MLB free agency is evolving. No longer are teams willing to throw cash at established veteran players and hope it all works out. The focus has shifted to younger, home-grown talent. Why? Because major league contracts are fully guaranteed. Should a player struggle, it doesn’t matter. They signed on the dotted line, and now they are owed everything they were offered on that contract. For these five players, their teams may already be regretting the decision to bring them on board.
Darvish was considered the big fish of the 2018 offseason. The four-time all-star was rewarded with a massive six-year, $126 million contract that keeps him on the Chicago Cubs payroll through his age-36 season in 2023. So far, Darvish has more DL stints than he does wins.

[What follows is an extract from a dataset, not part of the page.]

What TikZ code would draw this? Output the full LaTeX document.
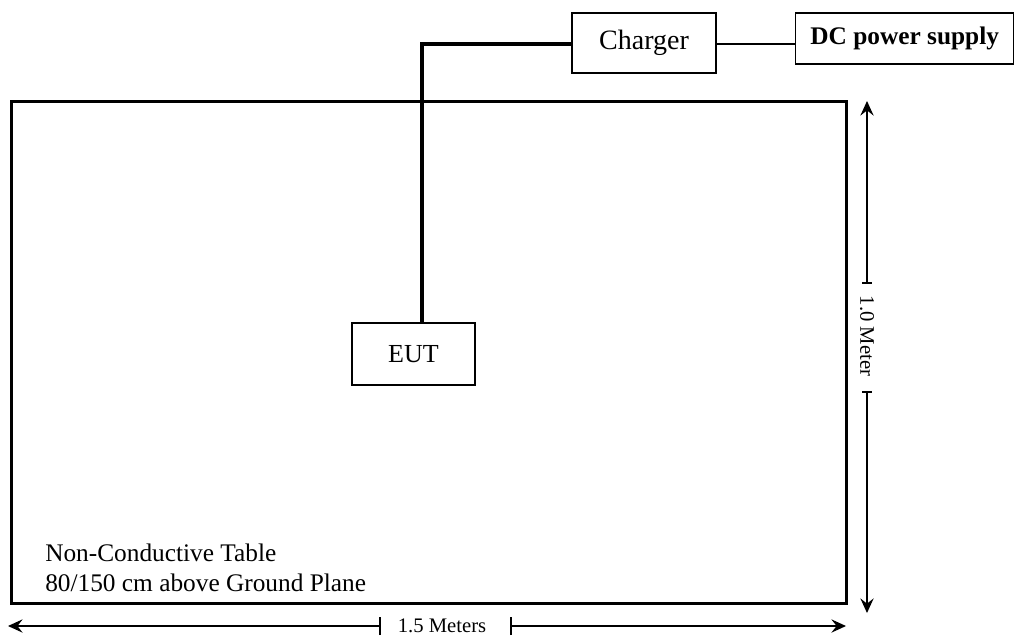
\documentclass[tikz,border=0pt]{standalone}
\usepackage{fontspec}
\setmainfont{Liberation Serif}
\usetikzlibrary{arrows.meta}
\begin{document}
\begin{tikzpicture}[x=0.75pt,y=-0.75pt,
  box/.style={draw,line width=1.1pt,inner sep=0pt},
  wire/.style={line width=2.8pt},
  thinwire/.style={line width=0.9pt},
  dimline/.style={line width=0.9pt},
  tip/.style={-{Stealth[length=11pt,width=10pt,inset=4pt]}},
  dimtext/.style={font=\fontsize{15.5}{18}\selectfont,inner sep=1pt}]
\useasboundingbox (0,0) rectangle (1014,640);
% table
\node[draw,line width=2.6pt,minimum width=835*0.75pt,minimum height=502*0.75pt,inner sep=0pt,anchor=north west] (table) at (10,100) {};
% boxes
\node[box,minimum width=144*0.75pt,minimum height=60*0.75pt,font=\fontsize{21}{24}\selectfont] (charger) at (644,43) {Charger};
\node[box,minimum width=218*0.75pt,minimum height=51*0.75pt,anchor=west,font=\fontsize{19}{22}\selectfont\bfseries] (dc) at (795,38.5) {DC power supply};
\node[box,minimum width=123*0.75pt,minimum height=62*0.75pt,font=\fontsize{19.5}{23}\selectfont] (eut) at (413.5,354) {EUT};
% wires
\coordinate (bend) at (422,44);
\draw[wire] (eut.north -| bend) -- (bend) -- (charger.west |- bend);
\draw[thinwire] (charger.east |- bend) -- (dc.west |- bend);
% table label
\node[anchor=west,align=left,inner sep=0pt,font=\fontsize{19}{22.5}\selectfont] (lbl) at (45,568) {Non-Conductive Table\\80/150 cm above Ground Plane};
% vertical dimension
\coordinate (vtop) at (867,101);
\coordinate (vt1) at (867,283);
\coordinate (vt2) at (867,392);
\coordinate (vbot) at (867,613);
\draw[dimline,tip] (vt1) -- (vtop);
\draw[dimline,tip] (vt2) -- (vbot);
\draw[dimline] ([xshift=-5*0.75pt]vt1) -- ([xshift=5*0.75pt]vt1);
\draw[dimline] ([xshift=-5*0.75pt]vt2) -- ([xshift=5*0.75pt]vt2);
\node[dimtext,rotate=-90] (vlab) at (867,336) {1.0 Meter};
% horizontal dimension
\coordinate (hl) at (8,626);
\coordinate (ht1) at (380,626);
\coordinate (ht2) at (511,626);
\coordinate (hr) at (846,626);
\draw[dimline,tip] (ht1) -- (hl);
\draw[dimline,tip] (ht2) -- (hr);
\draw[dimline] ([yshift=-9*0.75pt]ht1) -- ([yshift=9*0.75pt]ht1);
\draw[dimline] ([yshift=-9*0.75pt]ht2) -- ([yshift=9*0.75pt]ht2);
\node[dimtext] (hlab) at (442,626) {1.5 Meters};
\end{tikzpicture}
\end{document}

He missed time in early May with the flu and he was placed backed on the injured list this week with tendinitis in his right triceps. Perhaps that is the reason he has an 82 ERA+ and 4.80 FIP over eight starts.
A recurring theme for several of the most disappointing free agent signings is how late they signed in the offseason. Cobb didn’t put pen to paper on his deal until March 21, one week prior to Opening Day. His season debut finally came on April 14, but that first month was a real struggle. Through his first three starts, Cobb went 0-3 with a 13.11 ERA and .484 batting average against. He has bounced back since then but still holds a -0.8 WAR for the year.
Another pitcher who missed most of spring training. Lynn joined the Twins on March 12 and was able to go north with the team to open the 2018 season. Like Cobb, April was an issue. Batters slashed .290/.427/.516 against the right-hander in his first five starts. His ERA has improved (3.98 in May), but opposing batters still have a .309 batting average this month. Thankfully for the Twins, Lynn is only signed for one season.
How very Mets of them to have one of their top free agent pickups struggle so much almost immediately. ERA isn’t everything, but odds are that a 10.62 ERA through five starts indicates pretty poor performance. Add in a 36 ERA+, 6.50 FIP and 2.16 WHIP and all sides can agree that Vargas has been really bad in 2018. The lefty’s contract runs through 2019 with a team option for 2020. At this rate, he may not even be in the big leagues anymore by the time the decision to pick up that option needs to be made.
It’s safe to say that Holland may not have the best best people around him. The reliever first declined a player option for 2018 to return to the Rockies for $15 million. Then, he turned down the qualifying offer that would have paid him $17.4 million in pursuit of a longer contract worth more overall money. That deal never came and, instead, he had to settle for a one-year, $14 million offer with the St. Louis Cardinals. It’s not an awful outcome provided Holland pitched well enough to re-enter the free agent market on solid footing. Fast forward to late May, Holland has no saves, a 9.45 ERA, 41 ERA+ and 5.95 FIP. To add injury to insult, he just hit the DL with a hip injury. The 32-year-old may find next offseason to be even less pleasant.